Over the next few minutes, there are lots of comings and goings. Sometimes you’re in the room by yourself. Sometimes mom is with you. Sometimes the stranger is, and sometimes you’re all in there together. And it’s unnerving because you can’t see the bigger picture. No one bothered to explain that the room is really a laboratory. It was created by a top-notch developmental psychologist who’s monitoring everything that goes on inside. You’re not in any danger. It’s just all this strangeness, you know, this lack of familiarity.

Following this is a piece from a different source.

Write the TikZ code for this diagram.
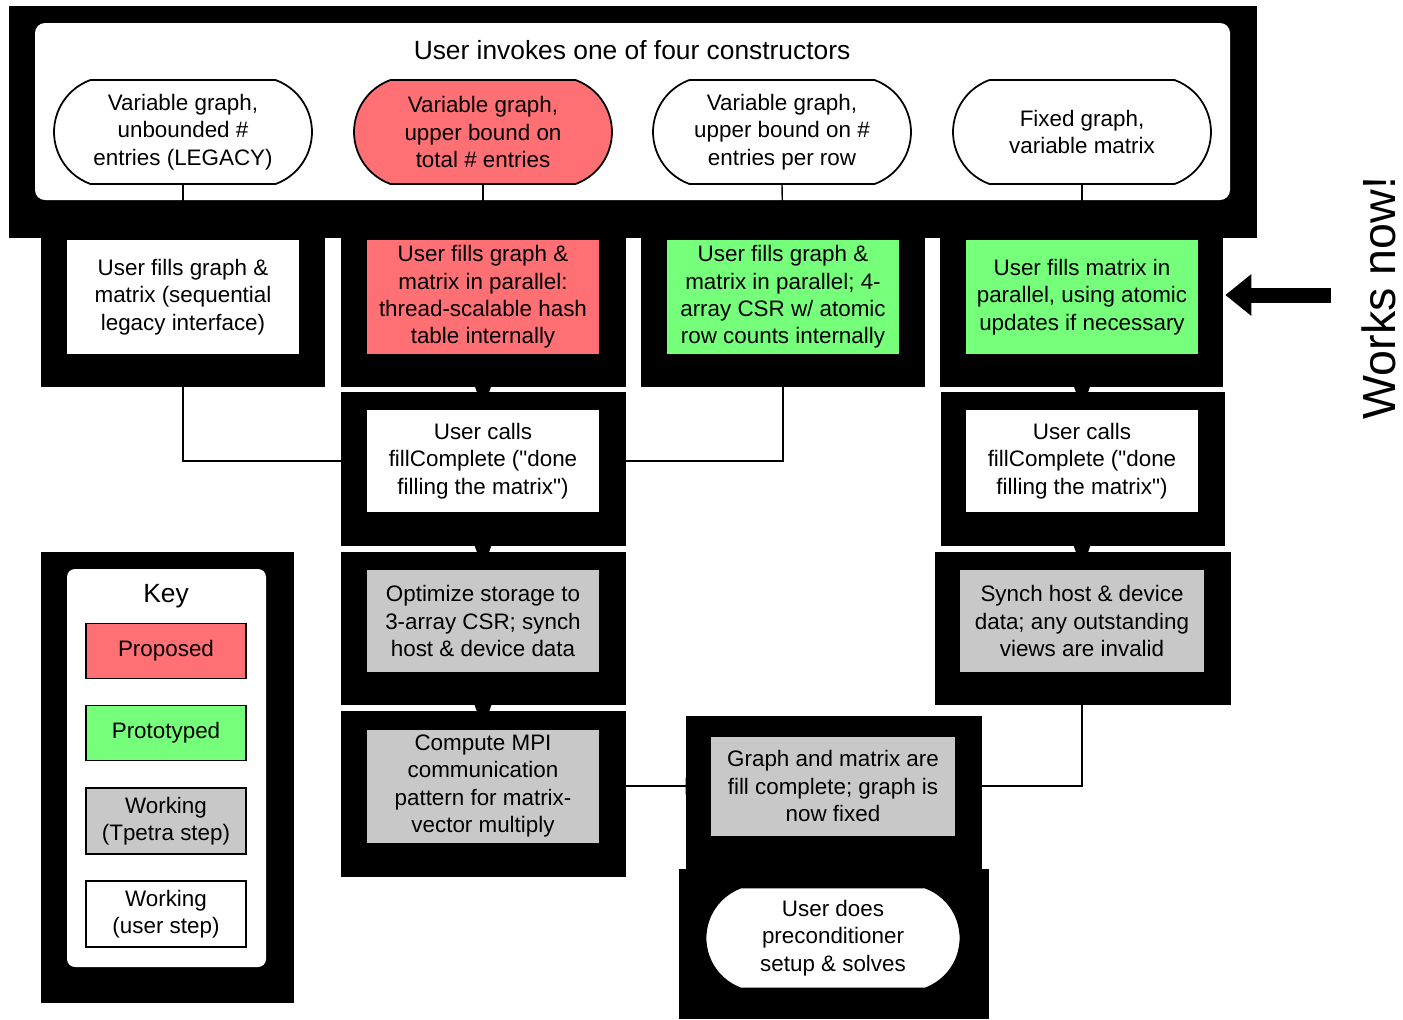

The strange situation experiments taught Ainsworth a lot about proximity seeking, which was her goal. But they also taught her about the various attachment styles that could develop between a mother and her child. She discovered that children who were securely attached reacted to all the comings-and-goings in the lab in predictable ways. At first, when the mother was present, the child would play with the toys in the new environment. The mother’s departure would be upsetting, but her return and a few soothing words would make everything okay. The child would sniffle for a minute and then start exploring again.
But that wasn’t the case for children who were insecurely attached. Insecure attachment styles develop when you’ve got a mother who doesn’t read you very well. Maybe she’s depressed. Maybe she’s distracted. Maybe she’s volatile or self-centered. For whatever reason, she doesn’t respond to your needs in a way that makes you feel safe. And if your mom didn’t make the world feel safe back then, it won’t feel safe today. You’ll keep your fears in check by sticking with familiar situations. You won’t be as likely to strike out on your own.
You won’t be as likely to strike out with other people either, because you can’t take in much comfort from them. It doesn’t matter if they’re seasoned travelers, or even if they’re tour guides. You can’t trust them. Not completely. Not enough to put yourselves in their hands, relax, and immerse yourself in the delights of a strange, new situation.
It’s normal to be nervous about braving the unfamiliar on your own, even after you’re all grown up. But it’s also normal to be interested in new experiences and to explore them when you feel safe. That’s why part of kicking hodophobia to the curb is developing your own sense of security.
How do you do that?
Become Your Own Safe Base
One place to start is with self-care. Eating right, exercising, and getting enough sleep are three ways to show yourself you’re important. You can take great care of yourself today, even if you weren’t well-cared-for when you were small. Self-care also lowers your baseline anxiety by reducing stress. That makes it less likely that taking a trip will push you over the edge.
Another way to develop a sense of security is to form a new family, a tribe of friends you can count on to be there for you when you’re scared, even if your mom couldn’t.
Was your mom a safe base? If not, have you developed a sense of safety from the inside out? I’d love to hear about what helped.